**Problem description**: Retype the records below word for word and omit any image.

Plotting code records

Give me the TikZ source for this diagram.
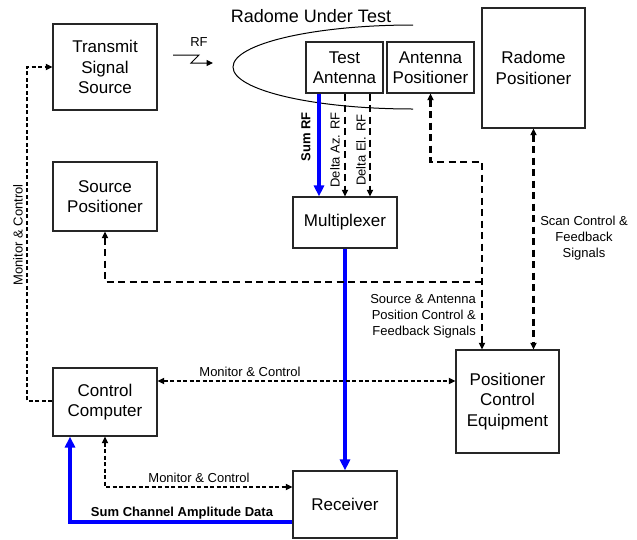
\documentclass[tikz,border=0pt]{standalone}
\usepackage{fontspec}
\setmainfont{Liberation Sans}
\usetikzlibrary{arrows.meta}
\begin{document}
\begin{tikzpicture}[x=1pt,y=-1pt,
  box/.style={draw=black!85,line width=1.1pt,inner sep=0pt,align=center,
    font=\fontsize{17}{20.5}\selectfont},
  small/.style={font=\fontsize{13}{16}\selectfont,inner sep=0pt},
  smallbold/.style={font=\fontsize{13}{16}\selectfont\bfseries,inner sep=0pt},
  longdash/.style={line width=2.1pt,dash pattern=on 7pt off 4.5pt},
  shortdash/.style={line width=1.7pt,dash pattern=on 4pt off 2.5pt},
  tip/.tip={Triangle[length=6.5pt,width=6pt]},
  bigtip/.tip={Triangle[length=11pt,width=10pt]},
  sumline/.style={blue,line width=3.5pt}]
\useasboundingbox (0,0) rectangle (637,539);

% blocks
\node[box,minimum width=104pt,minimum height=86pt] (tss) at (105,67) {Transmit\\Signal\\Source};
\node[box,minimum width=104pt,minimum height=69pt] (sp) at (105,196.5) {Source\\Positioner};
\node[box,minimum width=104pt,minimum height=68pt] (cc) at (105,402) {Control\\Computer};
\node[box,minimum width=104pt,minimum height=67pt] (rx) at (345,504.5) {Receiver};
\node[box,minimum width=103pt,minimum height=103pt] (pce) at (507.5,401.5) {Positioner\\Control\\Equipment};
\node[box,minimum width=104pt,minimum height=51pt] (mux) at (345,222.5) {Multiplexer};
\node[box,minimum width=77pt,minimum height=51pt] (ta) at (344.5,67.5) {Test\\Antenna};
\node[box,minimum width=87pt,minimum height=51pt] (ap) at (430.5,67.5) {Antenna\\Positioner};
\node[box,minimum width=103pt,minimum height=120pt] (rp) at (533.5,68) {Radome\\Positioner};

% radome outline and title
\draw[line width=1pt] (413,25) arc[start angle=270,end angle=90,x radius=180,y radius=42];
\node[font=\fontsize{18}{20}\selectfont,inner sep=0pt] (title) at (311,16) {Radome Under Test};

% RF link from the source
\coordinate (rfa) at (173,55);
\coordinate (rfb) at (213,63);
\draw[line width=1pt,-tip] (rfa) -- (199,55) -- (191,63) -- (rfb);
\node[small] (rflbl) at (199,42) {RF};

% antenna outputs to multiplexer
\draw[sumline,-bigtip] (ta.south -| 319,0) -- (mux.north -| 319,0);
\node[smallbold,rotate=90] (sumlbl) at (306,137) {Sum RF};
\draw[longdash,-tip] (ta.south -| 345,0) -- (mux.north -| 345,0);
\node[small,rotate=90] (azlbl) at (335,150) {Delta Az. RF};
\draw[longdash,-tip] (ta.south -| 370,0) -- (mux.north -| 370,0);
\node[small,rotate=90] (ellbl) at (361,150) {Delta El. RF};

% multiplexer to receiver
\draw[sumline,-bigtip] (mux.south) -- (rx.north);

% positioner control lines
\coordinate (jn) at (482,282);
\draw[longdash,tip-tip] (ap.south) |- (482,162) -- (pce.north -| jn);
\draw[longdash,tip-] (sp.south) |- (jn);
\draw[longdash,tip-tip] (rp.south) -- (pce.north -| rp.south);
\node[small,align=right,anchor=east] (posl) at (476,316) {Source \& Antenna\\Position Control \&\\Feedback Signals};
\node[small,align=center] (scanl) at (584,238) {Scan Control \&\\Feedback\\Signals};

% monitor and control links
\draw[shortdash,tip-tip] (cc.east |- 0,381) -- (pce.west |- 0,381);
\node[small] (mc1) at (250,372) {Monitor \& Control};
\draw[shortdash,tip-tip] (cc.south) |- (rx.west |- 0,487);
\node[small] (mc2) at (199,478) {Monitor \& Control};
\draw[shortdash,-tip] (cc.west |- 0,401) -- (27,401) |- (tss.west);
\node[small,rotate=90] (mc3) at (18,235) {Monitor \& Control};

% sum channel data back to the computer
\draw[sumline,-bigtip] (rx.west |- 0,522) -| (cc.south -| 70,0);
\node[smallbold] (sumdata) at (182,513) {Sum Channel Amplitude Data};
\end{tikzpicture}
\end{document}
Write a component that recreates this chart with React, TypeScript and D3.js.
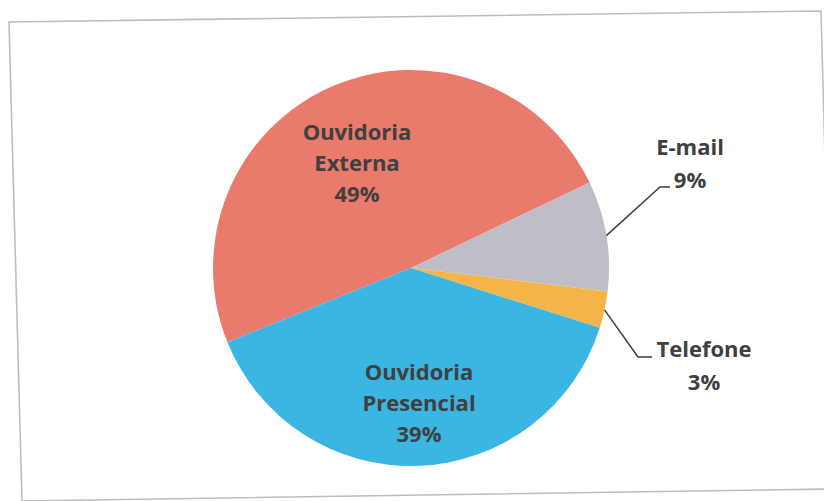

**Worked answer**:
Give me the TikZ source for this diagram.
\documentclass[tikz,border=0pt]{standalone}
\usepackage{fontspec}
\setmainfont{Liberation Sans}
\usetikzlibrary{arrows.meta}
\begin{document}
\begin{tikzpicture}[x=1pt,y=-1pt,
  box/.style={draw=black!85,line width=1.1pt,inner sep=0pt,align=center,
    font=\fontsize{17}{20.5}\selectfont},
  small/.style={font=\fontsize{13}{16}\selectfont,inner sep=0pt},
  smallbold/.style={font=\fontsize{13}{16}\selectfont\bfseries,inner sep=0pt},
  longdash/.style={line width=2.1pt,dash pattern=on 7pt off 4.5pt},
  shortdash/.style={line width=1.7pt,dash pattern=on 4pt off 2.5pt},
  tip/.tip={Triangle[length=6.5pt,width=6pt]},
  bigtip/.tip={Triangle[length=11pt,width=10pt]},
  sumline/.style={blue,line width=3.5pt}]
\useasboundingbox (0,0) rectangle (637,539);

% blocks
\node[box,minimum width=104pt,minimum height=86pt] (tss) at (105,67) {Transmit\\Signal\\Source};
\node[box,minimum width=104pt,minimum height=69pt] (sp) at (105,196.5) {Source\\Positioner};
\node[box,minimum width=104pt,minimum height=68pt] (cc) at (105,402) {Control\\Computer};
\node[box,minimum width=104pt,minimum height=67pt] (rx) at (345,504.5) {Receiver};
\node[box,minimum width=103pt,minimum height=103pt] (pce) at (507.5,401.5) {Positioner\\Control\\Equipment};
\node[box,minimum width=104pt,minimum height=51pt] (mux) at (345,222.5) {Multiplexer};
\node[box,minimum width=77pt,minimum height=51pt] (ta) at (344.5,67.5) {Test\\Antenna};
\node[box,minimum width=87pt,minimum height=51pt] (ap) at (430.5,67.5) {Antenna\\Positioner};
\node[box,minimum width=103pt,minimum height=120pt] (rp) at (533.5,68) {Radome\\Positioner};

% radome outline and title
\draw[line width=1pt] (413,25) arc[start angle=270,end angle=90,x radius=180,y radius=42];
\node[font=\fontsize{18}{20}\selectfont,inner sep=0pt] (title) at (311,16) {Radome Under Test};

% RF link from the source
\coordinate (rfa) at (173,55);
\coordinate (rfb) at (213,63);
\draw[line width=1pt,-tip] (rfa) -- (199,55) -- (191,63) -- (rfb);
\node[small] (rflbl) at (199,42) {RF};

% antenna outputs to multiplexer
\draw[sumline,-bigtip] (ta.south -| 319,0) -- (mux.north -| 319,0);
\node[smallbold,rotate=90] (sumlbl) at (306,137) {Sum RF};
\draw[longdash,-tip] (ta.south -| 345,0) -- (mux.north -| 345,0);
\node[small,rotate=90] (azlbl) at (335,150) {Delta Az. RF};
\draw[longdash,-tip] (ta.south -| 370,0) -- (mux.north -| 370,0);
\node[small,rotate=90] (ellbl) at (361,150) {Delta El. RF};

% multiplexer to receiver
\draw[sumline,-bigtip] (mux.south) -- (rx.north);

% positioner control lines
\coordinate (jn) at (482,282);
\draw[longdash,tip-tip] (ap.south) |- (482,162) -- (pce.north -| jn);
\draw[longdash,tip-] (sp.south) |- (jn);
\draw[longdash,tip-tip] (rp.south) -- (pce.north -| rp.south);
\node[small,align=right,anchor=east] (posl) at (476,316) {Source \& Antenna\\Position Control \&\\Feedback Signals};
\node[small,align=center] (scanl) at (584,238) {Scan Control \&\\Feedback\\Signals};

% monitor and control links
\draw[shortdash,tip-tip] (cc.east |- 0,381) -- (pce.west |- 0,381);
\node[small] (mc1) at (250,372) {Monitor \& Control};
\draw[shortdash,tip-tip] (cc.south) |- (rx.west |- 0,487);
\node[small] (mc2) at (199,478) {Monitor \& Control};
\draw[shortdash,-tip] (cc.west |- 0,401) -- (27,401) |- (tss.west);
\node[small,rotate=90] (mc3) at (18,235) {Monitor \& Control};

% sum channel data back to the computer
\draw[sumline,-bigtip] (rx.west |- 0,522) -| (cc.south -| 70,0);
\node[smallbold] (sumdata) at (182,513) {Sum Channel Amplitude Data};
\end{tikzpicture}
\end{document}
Write a component that recreates this chart with React, TypeScript and D3.js.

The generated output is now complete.